• **WRITTEN PROBLEM**:
Take the lines from the beginning of the material through the line containing "years = [str(y) for y in range(1999, 2021)]" and retype them exactly, leaving the pictures out.

• **DATA EXCERPT**:
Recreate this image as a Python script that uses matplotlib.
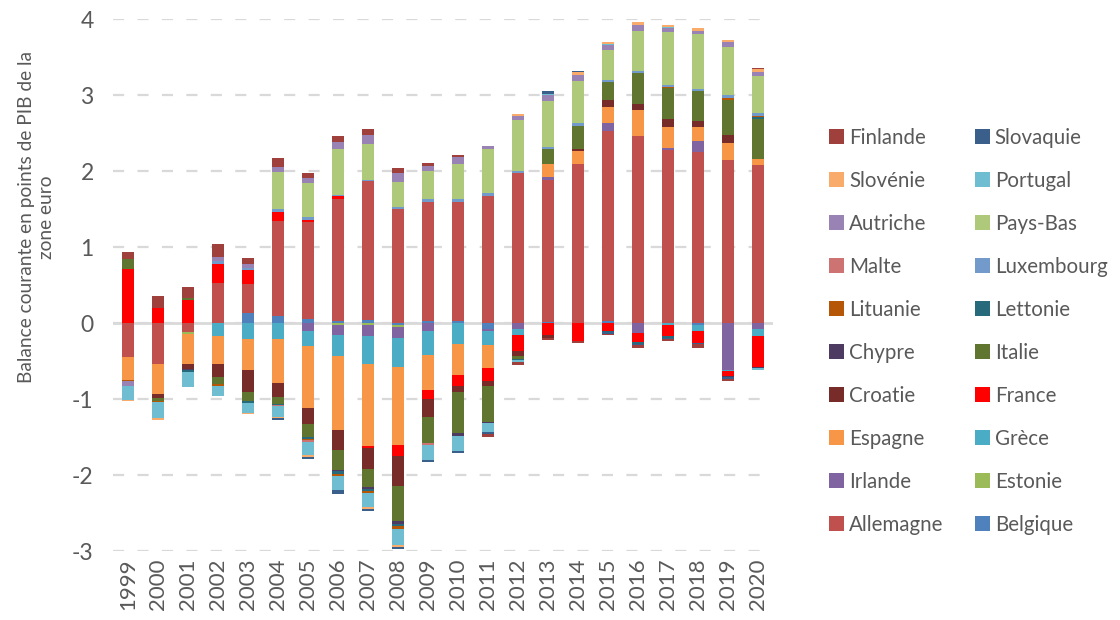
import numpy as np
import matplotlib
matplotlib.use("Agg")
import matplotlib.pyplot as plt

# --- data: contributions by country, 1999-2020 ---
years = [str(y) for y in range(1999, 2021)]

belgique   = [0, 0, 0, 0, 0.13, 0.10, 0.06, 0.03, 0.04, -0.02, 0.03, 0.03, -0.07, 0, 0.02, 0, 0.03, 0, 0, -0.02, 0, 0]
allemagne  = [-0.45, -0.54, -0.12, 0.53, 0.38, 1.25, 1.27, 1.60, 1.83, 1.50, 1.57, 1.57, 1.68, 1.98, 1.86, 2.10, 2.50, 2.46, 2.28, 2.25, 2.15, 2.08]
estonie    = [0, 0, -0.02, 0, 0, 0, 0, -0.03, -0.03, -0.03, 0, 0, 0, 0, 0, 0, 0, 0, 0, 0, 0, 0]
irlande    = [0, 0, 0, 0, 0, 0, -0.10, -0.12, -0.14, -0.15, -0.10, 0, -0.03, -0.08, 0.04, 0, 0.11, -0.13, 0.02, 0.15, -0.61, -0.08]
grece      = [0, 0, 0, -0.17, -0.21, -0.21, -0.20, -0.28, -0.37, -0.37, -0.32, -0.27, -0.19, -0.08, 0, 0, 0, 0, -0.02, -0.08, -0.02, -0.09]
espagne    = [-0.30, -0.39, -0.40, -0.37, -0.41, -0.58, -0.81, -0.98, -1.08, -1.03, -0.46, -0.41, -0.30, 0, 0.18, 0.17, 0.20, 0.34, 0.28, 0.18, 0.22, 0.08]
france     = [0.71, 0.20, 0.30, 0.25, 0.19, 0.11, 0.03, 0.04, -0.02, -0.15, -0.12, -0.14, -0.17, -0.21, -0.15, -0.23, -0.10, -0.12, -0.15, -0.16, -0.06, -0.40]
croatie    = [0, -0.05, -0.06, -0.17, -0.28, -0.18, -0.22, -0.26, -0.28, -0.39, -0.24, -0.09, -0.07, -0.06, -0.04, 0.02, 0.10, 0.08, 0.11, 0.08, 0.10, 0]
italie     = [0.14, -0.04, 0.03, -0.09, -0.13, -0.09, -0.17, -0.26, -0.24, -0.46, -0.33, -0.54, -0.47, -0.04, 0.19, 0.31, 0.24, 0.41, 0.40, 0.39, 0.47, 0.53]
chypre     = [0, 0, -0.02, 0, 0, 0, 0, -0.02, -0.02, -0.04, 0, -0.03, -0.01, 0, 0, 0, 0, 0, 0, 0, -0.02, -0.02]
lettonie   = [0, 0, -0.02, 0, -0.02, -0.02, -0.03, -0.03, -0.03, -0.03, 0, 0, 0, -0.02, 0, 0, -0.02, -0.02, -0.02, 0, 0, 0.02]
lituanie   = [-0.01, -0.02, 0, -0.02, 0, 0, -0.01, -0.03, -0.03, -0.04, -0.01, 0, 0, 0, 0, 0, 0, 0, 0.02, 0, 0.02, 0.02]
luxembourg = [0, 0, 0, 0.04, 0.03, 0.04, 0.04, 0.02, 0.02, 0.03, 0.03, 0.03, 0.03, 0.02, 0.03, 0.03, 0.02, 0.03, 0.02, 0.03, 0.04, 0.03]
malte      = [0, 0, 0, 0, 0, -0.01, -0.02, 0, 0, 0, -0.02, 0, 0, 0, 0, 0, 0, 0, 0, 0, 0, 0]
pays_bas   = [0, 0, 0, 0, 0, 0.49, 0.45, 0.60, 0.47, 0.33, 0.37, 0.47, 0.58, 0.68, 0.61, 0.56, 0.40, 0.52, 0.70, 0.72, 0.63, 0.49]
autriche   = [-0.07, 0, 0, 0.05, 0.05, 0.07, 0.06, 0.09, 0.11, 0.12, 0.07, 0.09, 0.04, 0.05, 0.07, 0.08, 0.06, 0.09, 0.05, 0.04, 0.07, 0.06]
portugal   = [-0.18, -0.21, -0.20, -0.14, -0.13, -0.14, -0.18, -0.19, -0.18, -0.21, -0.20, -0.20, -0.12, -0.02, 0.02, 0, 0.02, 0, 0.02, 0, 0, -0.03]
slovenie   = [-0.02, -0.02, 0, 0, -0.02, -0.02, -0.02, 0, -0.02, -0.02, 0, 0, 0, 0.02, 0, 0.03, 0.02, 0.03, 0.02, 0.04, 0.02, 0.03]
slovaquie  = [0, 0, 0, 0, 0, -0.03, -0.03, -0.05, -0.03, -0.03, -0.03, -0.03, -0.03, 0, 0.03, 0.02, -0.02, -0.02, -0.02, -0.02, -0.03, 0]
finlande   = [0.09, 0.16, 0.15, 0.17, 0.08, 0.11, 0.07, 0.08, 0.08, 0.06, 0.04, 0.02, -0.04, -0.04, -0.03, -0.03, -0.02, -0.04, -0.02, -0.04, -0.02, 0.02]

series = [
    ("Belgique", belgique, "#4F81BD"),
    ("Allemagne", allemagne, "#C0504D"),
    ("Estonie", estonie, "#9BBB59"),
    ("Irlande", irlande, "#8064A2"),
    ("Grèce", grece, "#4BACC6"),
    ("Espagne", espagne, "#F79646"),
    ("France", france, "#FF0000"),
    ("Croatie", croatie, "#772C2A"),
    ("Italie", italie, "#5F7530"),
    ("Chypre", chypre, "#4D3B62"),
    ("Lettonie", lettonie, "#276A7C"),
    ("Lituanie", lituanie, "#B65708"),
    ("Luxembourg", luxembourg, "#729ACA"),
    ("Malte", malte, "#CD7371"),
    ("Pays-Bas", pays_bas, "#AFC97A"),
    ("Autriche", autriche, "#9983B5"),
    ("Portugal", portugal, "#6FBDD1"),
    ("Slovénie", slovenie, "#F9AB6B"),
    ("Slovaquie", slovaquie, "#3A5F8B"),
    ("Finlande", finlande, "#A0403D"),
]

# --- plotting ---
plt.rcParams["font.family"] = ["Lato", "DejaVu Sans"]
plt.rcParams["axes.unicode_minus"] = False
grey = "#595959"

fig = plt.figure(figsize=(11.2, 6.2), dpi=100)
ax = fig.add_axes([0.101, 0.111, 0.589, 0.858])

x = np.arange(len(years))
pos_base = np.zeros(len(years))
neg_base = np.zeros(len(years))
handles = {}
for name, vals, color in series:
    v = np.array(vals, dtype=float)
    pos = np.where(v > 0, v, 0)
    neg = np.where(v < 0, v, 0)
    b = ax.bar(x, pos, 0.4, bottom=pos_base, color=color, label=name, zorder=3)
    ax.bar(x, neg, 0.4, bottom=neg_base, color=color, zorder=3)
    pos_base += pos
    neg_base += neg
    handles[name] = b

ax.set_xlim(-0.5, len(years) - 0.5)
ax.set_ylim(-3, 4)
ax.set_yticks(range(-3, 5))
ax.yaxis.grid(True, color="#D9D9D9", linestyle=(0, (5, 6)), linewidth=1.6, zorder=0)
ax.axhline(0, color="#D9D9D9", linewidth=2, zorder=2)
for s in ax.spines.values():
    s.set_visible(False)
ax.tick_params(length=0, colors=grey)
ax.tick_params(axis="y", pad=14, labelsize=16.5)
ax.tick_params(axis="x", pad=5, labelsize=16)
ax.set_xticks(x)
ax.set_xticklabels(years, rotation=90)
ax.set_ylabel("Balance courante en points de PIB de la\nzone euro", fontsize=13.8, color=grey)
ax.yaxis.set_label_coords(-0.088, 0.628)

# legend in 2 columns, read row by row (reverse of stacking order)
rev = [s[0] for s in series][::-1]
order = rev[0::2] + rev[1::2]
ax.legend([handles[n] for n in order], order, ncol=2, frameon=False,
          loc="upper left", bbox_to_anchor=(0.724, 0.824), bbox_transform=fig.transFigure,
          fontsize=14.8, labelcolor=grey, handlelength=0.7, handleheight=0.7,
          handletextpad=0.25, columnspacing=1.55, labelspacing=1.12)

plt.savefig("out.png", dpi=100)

• **RESPONSE**:
Recreate this image as a Python script that uses matplotlib.
import numpy as np
import matplotlib
matplotlib.use("Agg")
import matplotlib.pyplot as plt

# --- data: contributions by country, 1999-2020 ---
years = [str(y) for y in range(1999, 2021)]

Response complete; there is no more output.